Our solution aims to provide a fully offline setup for distilled AI systems in order to provide reliable, secure, and offline AI inference to people that want to keep control of their data.

Our Project Idea

We aim to address two current challenges in ML applications:

  1. Models are too heavyweight to run on local machine.
  2. Consume excessive energy, making them environmentally unsustainable.

To address this problem, we plan to develop an FPGA-based accelerator as a precursor to an ASIC capable of running smaller, lightweight “bitnets” locally.

Bitnets are highly quantized versions of their base bulky models, and recent research by Microsoft, Tsinghua University and the Chinese Academy of Sciences has shown that such models can be trained with a minimal loss in model output quality.

Our proof of concept will demonstrate architectural improvements, achieving faster text generation compared to FPGA- based CPU/GPU systems of similar size and power class. We will validate our approach using a heavier text completion model.
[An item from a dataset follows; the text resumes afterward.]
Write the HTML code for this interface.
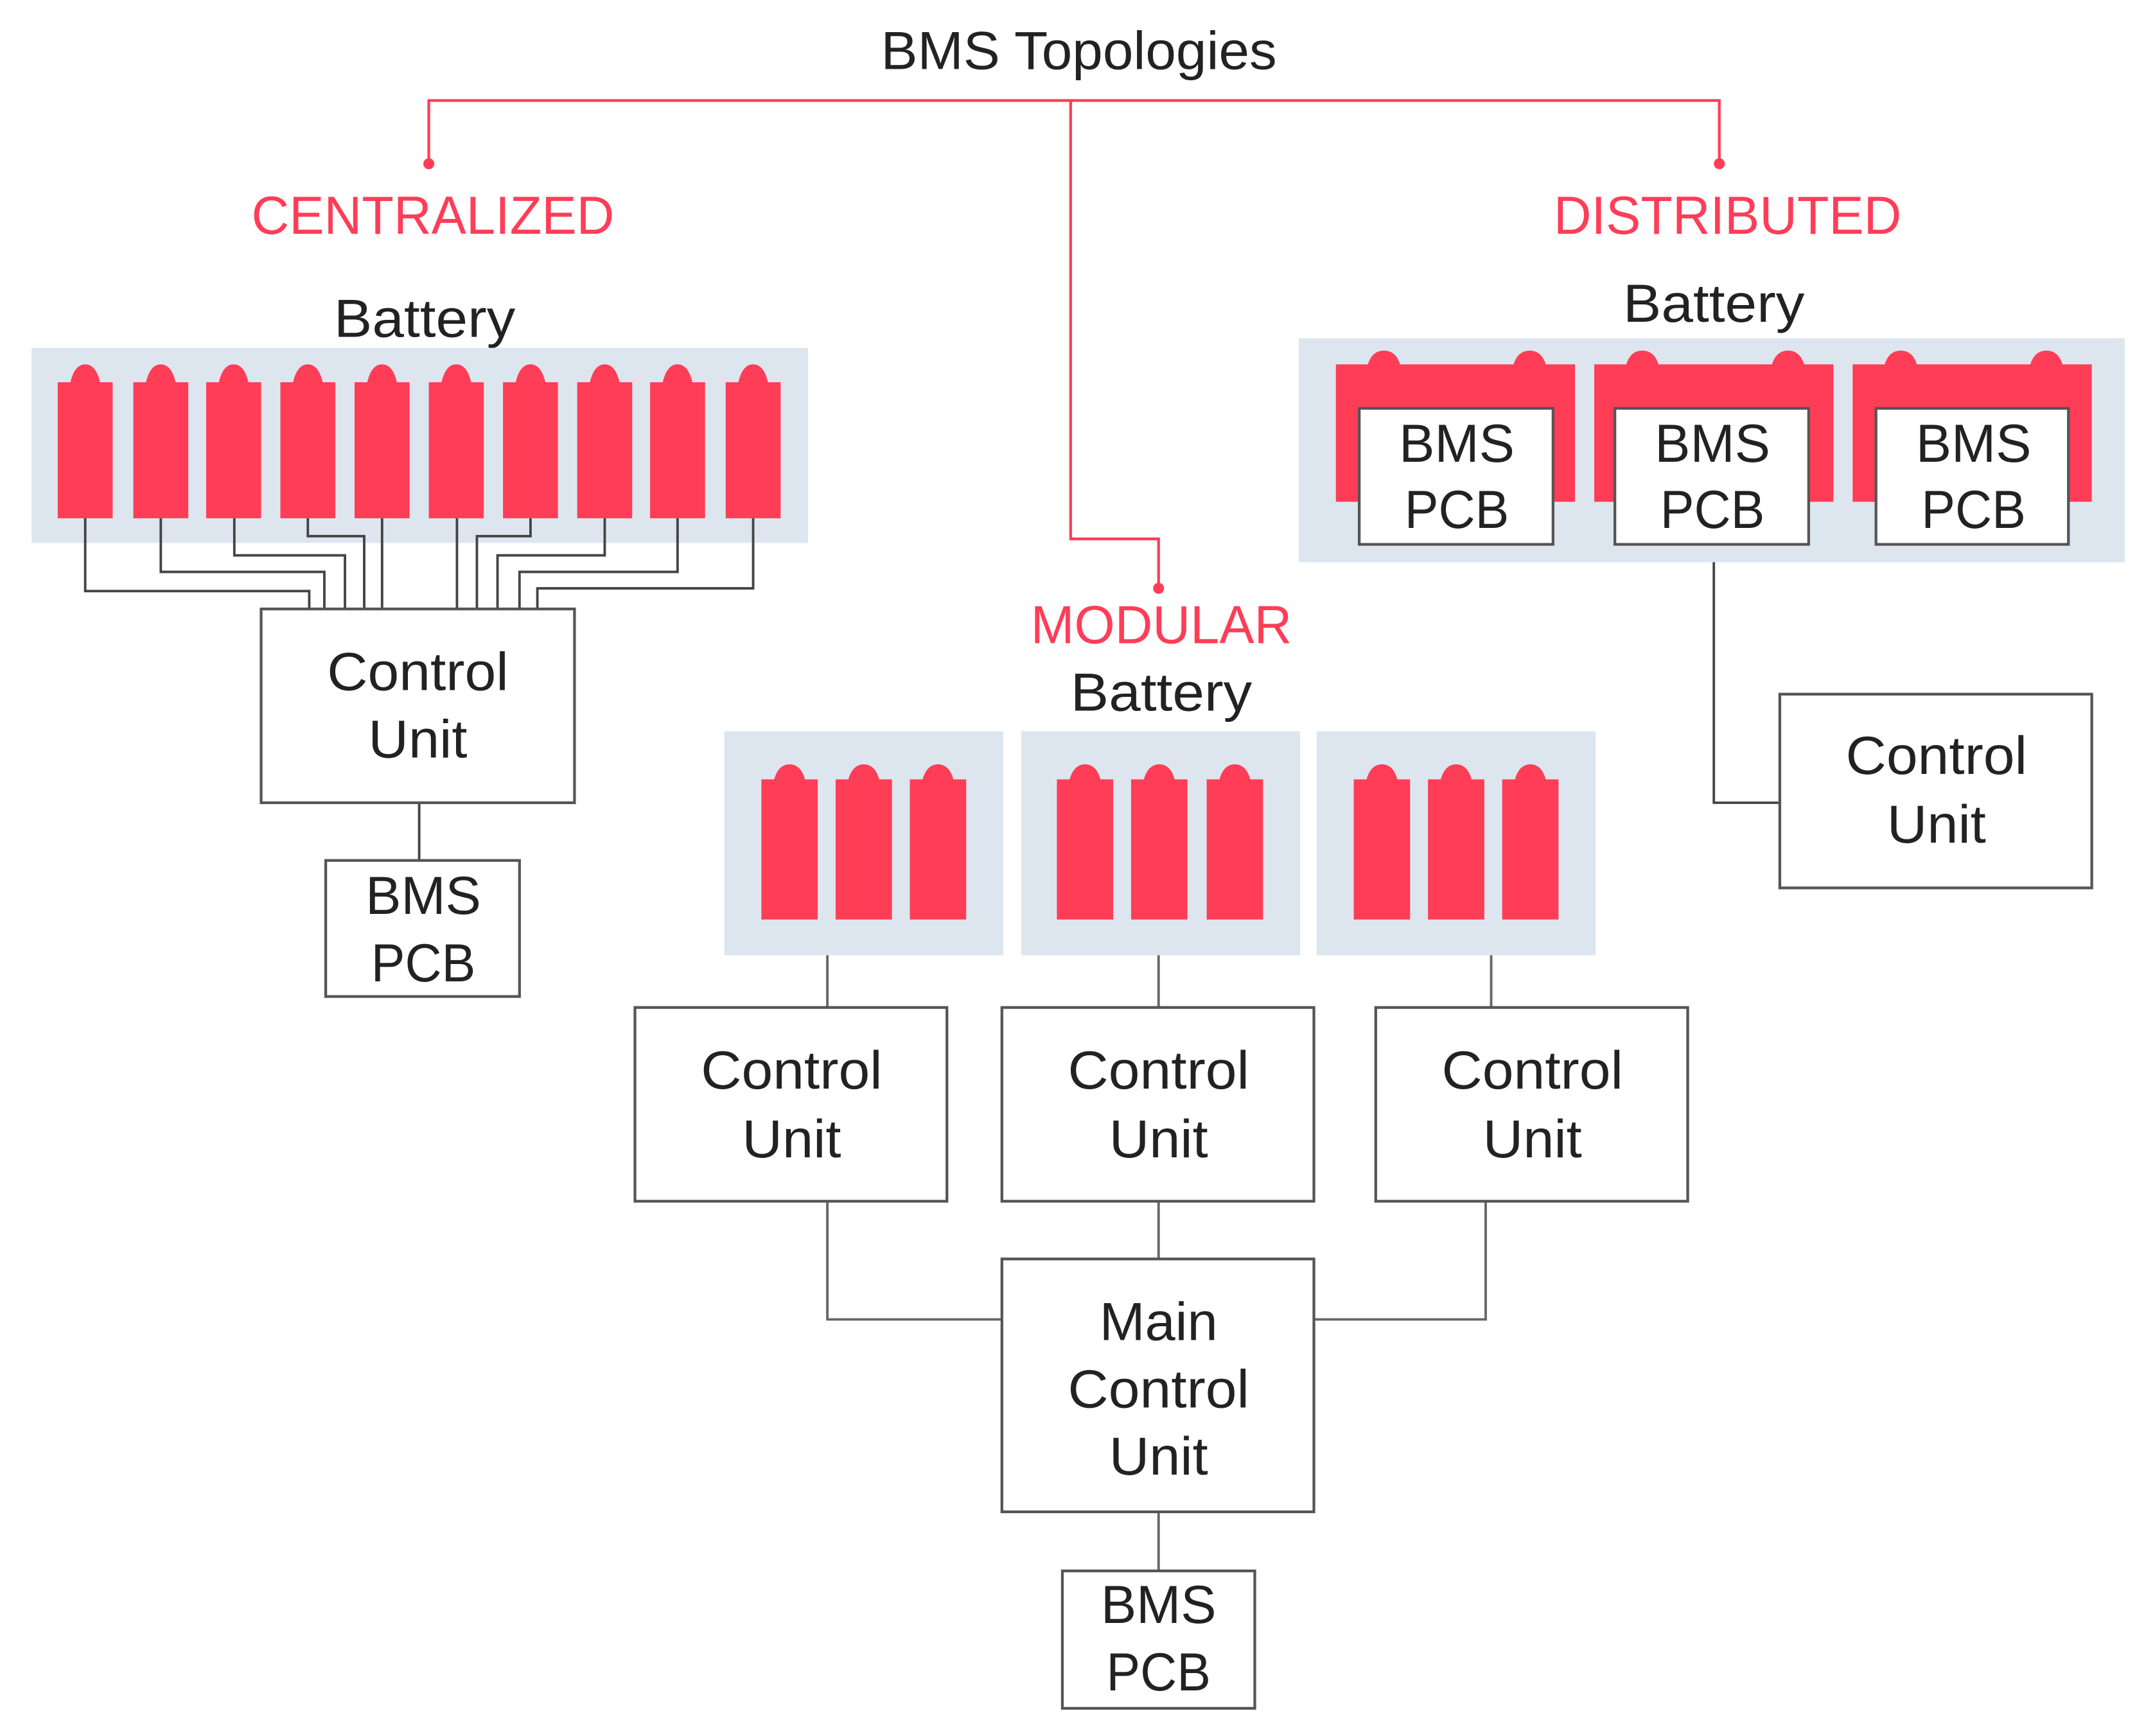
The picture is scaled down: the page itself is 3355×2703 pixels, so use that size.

Currently, we are working on identifying the ideal bitnet model that we aim to accelerate, using the following considerations to evaluate the models:

  1. The models should be small enough to run on the FPGA’s limited hardware resources.
  2. The models should be producing good enough outputs that they could be used for applications like text or code completion. With a future goal of predictive text completion. 

    Currently:

    Amelia is investigating potential text to text models that we could use. (Based on the work of Microsoft’s bitnet framework)
    Andrew is looking into the potential of retraining a Flux text to image model for smaller size. (Based on the work of Black Forest Labs)
    Anirudh is trying to create a quantization and training system for the Flux text to image models so that they can be compressed to bitnets (Based on the work of Tiktok Research)